[Entries with chart source code]

★ ★ ★ ★ ★ ★ ★

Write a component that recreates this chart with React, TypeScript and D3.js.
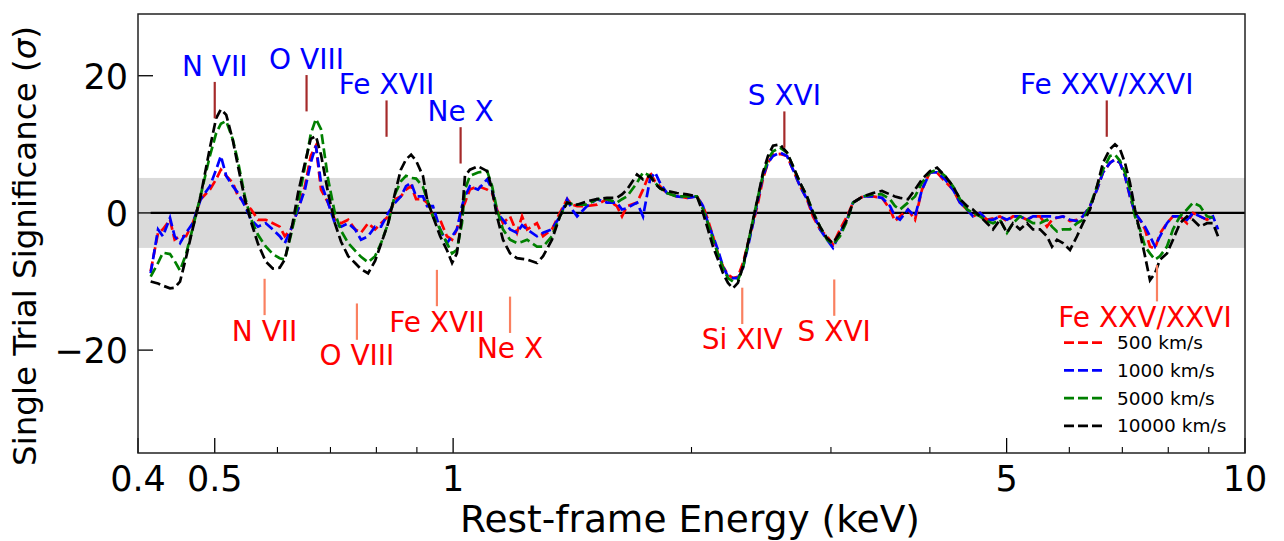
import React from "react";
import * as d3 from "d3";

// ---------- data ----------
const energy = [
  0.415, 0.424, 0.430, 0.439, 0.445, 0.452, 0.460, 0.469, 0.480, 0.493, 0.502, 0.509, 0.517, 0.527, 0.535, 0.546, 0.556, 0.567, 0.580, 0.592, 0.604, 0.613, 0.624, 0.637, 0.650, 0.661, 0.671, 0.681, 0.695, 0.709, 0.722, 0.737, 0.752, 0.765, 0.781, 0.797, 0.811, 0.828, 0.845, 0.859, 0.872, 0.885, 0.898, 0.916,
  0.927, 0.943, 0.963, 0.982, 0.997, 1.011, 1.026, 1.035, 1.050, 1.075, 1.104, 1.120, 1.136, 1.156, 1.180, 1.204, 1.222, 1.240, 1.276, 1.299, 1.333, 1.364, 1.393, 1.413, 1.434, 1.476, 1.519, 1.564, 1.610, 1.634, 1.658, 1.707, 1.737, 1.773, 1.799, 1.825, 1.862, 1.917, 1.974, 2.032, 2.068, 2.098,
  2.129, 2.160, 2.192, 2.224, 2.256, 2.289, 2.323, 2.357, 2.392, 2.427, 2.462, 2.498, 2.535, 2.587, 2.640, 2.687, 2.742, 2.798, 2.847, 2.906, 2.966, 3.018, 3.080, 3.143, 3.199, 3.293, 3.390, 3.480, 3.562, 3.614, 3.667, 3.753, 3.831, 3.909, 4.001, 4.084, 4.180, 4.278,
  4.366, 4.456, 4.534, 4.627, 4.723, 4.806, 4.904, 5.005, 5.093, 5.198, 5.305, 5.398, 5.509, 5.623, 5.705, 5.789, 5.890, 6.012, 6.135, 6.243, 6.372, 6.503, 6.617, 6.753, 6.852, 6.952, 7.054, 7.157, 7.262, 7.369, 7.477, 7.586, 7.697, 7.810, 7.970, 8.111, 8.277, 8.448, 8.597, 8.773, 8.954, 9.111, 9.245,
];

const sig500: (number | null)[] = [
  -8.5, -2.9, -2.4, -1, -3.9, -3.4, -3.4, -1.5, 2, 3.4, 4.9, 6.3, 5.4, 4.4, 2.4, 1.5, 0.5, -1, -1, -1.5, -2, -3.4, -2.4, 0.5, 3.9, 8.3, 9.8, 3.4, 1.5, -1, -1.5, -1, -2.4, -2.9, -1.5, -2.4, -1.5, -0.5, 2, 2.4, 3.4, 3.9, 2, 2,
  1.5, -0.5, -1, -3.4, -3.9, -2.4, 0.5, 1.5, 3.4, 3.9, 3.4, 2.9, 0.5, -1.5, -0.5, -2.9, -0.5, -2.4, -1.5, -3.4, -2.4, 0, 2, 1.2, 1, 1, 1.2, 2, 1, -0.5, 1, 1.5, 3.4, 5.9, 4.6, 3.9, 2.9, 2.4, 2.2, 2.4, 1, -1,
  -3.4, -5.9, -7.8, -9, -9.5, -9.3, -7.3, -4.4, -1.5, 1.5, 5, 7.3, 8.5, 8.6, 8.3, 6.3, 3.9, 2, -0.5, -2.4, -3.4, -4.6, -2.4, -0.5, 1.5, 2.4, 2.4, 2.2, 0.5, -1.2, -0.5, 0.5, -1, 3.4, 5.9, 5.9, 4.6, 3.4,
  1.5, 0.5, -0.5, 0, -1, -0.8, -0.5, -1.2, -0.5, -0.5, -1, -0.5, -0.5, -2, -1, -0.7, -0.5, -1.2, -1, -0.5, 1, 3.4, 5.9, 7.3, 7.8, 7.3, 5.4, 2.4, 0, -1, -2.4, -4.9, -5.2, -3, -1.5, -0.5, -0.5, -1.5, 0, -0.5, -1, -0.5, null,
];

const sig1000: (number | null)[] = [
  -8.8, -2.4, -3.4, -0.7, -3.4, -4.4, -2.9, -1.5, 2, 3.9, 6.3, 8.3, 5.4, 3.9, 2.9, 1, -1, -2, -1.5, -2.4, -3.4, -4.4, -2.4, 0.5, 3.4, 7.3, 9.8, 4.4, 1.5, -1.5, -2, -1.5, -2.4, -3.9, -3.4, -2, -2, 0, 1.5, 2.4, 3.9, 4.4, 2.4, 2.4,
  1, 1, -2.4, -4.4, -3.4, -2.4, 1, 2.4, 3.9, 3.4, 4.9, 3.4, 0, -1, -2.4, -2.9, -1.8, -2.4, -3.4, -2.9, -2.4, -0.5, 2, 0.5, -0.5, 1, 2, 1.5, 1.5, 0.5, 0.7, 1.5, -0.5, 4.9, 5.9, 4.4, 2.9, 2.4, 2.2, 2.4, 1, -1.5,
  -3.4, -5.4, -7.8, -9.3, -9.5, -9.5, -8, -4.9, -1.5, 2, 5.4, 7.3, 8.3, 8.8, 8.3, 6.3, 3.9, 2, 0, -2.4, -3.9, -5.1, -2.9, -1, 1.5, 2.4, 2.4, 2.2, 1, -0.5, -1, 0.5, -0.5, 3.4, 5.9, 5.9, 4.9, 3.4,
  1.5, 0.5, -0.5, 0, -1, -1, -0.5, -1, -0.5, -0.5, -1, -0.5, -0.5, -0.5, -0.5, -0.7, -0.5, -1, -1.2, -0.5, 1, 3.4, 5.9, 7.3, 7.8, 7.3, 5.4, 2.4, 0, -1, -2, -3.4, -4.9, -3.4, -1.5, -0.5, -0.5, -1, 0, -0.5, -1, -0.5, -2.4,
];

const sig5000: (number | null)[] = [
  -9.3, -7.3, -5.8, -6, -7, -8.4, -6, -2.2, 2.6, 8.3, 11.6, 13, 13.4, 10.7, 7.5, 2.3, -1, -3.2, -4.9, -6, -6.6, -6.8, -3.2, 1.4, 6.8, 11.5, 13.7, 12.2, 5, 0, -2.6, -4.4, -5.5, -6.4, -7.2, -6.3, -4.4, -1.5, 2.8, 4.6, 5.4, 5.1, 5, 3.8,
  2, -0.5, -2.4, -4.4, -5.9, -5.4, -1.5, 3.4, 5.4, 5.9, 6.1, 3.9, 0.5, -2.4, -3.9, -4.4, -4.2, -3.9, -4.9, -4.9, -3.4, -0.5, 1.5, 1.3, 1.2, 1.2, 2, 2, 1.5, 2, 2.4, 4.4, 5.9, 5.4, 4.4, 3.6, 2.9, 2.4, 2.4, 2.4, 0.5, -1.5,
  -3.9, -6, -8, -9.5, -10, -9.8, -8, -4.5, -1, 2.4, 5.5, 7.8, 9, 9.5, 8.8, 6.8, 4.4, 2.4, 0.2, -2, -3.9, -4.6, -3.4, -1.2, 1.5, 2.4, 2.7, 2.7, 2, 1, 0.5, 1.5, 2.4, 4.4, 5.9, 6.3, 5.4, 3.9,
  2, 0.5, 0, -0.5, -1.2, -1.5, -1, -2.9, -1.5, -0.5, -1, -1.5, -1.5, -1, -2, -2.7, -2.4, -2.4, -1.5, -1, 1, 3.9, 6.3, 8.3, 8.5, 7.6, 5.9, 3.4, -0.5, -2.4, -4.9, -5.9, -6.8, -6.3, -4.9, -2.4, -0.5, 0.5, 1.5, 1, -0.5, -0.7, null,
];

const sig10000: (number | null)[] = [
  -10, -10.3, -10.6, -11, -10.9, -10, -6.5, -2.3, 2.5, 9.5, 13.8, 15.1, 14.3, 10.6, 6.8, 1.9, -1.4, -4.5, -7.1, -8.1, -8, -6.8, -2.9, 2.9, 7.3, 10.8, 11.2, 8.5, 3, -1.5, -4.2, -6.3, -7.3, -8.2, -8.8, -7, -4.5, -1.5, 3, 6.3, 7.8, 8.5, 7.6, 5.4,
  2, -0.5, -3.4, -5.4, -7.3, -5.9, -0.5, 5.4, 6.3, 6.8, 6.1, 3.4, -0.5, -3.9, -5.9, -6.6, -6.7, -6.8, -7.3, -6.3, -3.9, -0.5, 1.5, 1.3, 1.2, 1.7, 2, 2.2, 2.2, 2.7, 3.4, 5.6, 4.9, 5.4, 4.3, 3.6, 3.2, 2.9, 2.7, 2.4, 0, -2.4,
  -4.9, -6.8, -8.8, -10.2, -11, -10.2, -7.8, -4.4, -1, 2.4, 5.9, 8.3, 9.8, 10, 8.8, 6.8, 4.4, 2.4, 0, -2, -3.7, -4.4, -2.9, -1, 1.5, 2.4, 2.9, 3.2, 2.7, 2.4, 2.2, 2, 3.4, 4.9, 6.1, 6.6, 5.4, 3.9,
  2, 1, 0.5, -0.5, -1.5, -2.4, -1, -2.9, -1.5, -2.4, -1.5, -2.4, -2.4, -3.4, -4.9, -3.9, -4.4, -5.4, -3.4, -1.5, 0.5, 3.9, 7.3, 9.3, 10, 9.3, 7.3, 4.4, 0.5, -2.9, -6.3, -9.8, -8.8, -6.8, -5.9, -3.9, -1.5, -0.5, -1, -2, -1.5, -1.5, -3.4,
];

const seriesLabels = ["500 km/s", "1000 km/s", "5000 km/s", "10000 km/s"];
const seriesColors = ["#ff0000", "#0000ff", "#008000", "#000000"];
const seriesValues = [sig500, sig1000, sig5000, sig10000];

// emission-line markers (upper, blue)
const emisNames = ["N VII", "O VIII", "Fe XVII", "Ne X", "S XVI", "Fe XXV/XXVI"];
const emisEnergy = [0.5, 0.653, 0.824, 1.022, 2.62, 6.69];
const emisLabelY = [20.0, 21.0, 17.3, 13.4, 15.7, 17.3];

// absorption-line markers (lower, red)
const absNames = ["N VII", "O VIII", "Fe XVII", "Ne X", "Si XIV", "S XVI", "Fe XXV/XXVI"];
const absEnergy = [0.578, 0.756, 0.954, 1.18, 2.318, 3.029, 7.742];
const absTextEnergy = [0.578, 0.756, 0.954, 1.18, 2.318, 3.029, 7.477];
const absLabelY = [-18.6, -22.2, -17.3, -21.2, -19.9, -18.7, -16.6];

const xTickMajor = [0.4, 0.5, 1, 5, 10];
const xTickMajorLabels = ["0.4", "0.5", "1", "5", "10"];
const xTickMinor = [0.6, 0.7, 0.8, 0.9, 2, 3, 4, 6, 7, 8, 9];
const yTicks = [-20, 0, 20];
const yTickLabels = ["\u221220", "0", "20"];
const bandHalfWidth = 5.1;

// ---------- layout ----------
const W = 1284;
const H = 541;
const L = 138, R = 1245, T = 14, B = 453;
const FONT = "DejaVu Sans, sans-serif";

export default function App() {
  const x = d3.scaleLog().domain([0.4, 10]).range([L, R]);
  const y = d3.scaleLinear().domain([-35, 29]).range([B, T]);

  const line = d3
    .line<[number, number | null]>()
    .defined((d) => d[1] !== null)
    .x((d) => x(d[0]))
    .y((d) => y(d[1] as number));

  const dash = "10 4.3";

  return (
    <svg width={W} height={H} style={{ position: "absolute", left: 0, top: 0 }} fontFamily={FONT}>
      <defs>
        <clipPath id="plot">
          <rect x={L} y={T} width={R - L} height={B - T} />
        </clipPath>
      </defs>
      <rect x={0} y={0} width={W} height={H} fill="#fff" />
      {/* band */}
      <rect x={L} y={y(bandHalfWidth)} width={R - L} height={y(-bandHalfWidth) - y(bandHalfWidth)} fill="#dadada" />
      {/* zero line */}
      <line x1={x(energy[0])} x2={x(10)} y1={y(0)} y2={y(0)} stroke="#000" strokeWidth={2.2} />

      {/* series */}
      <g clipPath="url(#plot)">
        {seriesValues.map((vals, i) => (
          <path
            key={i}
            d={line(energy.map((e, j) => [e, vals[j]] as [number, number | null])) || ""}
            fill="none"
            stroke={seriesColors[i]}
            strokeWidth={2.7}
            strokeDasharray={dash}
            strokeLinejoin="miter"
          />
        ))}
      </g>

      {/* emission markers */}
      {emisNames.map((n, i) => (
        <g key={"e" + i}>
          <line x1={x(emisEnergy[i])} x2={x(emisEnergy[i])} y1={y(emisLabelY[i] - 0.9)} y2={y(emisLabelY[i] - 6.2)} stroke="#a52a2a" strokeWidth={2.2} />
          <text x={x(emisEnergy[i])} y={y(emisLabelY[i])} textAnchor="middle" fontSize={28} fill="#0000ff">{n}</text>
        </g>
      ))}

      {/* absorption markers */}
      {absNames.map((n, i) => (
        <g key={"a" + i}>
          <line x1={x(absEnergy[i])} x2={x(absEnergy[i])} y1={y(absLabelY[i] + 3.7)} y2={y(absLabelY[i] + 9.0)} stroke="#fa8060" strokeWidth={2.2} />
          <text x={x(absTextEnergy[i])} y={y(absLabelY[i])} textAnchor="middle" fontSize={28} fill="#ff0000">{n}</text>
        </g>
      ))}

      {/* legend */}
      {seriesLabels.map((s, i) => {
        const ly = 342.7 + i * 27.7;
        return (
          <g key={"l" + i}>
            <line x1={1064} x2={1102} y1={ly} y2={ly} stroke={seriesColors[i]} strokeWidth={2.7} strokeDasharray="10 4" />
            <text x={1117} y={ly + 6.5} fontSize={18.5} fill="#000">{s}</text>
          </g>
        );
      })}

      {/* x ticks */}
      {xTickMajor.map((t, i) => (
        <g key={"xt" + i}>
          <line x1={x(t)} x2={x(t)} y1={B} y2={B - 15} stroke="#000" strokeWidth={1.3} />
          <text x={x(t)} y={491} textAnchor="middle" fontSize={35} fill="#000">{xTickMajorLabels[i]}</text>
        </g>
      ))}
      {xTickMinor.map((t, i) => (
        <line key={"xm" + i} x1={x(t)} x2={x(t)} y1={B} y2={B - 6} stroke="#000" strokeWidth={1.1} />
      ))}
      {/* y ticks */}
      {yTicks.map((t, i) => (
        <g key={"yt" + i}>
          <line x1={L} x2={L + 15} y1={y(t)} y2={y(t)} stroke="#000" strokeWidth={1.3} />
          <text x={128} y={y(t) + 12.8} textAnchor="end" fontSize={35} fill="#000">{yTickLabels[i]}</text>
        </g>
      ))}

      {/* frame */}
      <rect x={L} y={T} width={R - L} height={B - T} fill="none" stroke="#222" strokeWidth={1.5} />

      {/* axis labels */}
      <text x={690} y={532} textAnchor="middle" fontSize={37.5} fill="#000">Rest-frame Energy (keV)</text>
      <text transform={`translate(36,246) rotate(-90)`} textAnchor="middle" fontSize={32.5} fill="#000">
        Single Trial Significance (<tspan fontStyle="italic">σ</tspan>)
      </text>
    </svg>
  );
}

★ ★ ★ ★ ★ ★ ★

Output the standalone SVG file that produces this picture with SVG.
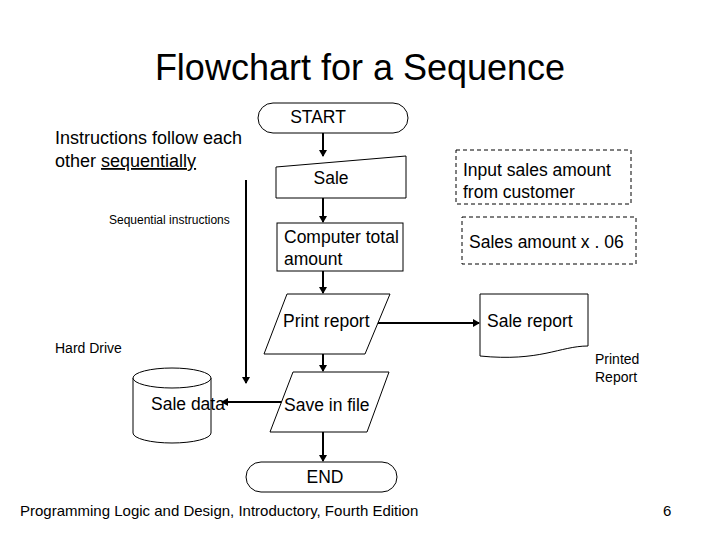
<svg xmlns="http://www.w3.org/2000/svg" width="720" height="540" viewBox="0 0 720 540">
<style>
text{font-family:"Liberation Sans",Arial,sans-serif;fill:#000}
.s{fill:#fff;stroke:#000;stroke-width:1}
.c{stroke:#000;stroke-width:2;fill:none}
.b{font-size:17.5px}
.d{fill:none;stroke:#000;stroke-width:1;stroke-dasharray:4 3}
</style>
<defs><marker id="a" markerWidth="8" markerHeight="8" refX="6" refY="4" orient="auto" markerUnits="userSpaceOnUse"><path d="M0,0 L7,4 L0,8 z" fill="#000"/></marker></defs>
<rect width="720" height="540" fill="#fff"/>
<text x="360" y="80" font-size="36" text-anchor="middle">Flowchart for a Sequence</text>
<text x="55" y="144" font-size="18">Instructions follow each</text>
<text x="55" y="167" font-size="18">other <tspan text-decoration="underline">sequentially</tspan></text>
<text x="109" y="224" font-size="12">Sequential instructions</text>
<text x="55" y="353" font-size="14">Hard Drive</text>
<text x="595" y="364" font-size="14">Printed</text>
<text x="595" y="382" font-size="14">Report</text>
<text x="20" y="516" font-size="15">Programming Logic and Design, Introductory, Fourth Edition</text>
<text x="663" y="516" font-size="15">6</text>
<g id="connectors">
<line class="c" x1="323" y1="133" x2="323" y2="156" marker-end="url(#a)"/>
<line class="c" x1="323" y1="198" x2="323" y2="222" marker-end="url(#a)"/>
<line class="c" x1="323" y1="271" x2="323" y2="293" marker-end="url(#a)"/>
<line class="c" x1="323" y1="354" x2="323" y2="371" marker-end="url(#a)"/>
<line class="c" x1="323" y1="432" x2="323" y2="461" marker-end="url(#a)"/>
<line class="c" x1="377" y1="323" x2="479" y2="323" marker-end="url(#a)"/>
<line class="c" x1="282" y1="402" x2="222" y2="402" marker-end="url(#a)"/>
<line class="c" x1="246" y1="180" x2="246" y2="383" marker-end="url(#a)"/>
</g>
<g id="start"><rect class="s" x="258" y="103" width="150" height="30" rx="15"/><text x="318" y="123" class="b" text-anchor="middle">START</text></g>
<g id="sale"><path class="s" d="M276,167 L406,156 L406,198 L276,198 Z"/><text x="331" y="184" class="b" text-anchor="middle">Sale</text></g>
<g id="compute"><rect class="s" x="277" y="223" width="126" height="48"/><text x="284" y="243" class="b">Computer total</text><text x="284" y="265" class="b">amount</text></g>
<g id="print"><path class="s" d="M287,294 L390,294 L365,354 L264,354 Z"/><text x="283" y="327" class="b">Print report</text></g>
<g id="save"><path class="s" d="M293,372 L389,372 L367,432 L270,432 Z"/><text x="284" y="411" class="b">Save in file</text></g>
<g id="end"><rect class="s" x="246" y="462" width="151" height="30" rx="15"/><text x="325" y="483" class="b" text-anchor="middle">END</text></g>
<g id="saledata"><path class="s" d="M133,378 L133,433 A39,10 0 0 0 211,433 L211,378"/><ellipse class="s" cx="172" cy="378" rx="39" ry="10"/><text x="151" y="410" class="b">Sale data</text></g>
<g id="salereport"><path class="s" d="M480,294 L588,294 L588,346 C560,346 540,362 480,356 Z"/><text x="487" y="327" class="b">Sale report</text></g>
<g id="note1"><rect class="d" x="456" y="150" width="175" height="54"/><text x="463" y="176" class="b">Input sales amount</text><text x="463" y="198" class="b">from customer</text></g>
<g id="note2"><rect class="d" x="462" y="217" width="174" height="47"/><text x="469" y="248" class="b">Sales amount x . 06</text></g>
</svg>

★ ★ ★ ★ ★ ★ ★

Exercise brief - Figure out how many lines above include the string "file", then report that number and nothing else.

Correct result - 2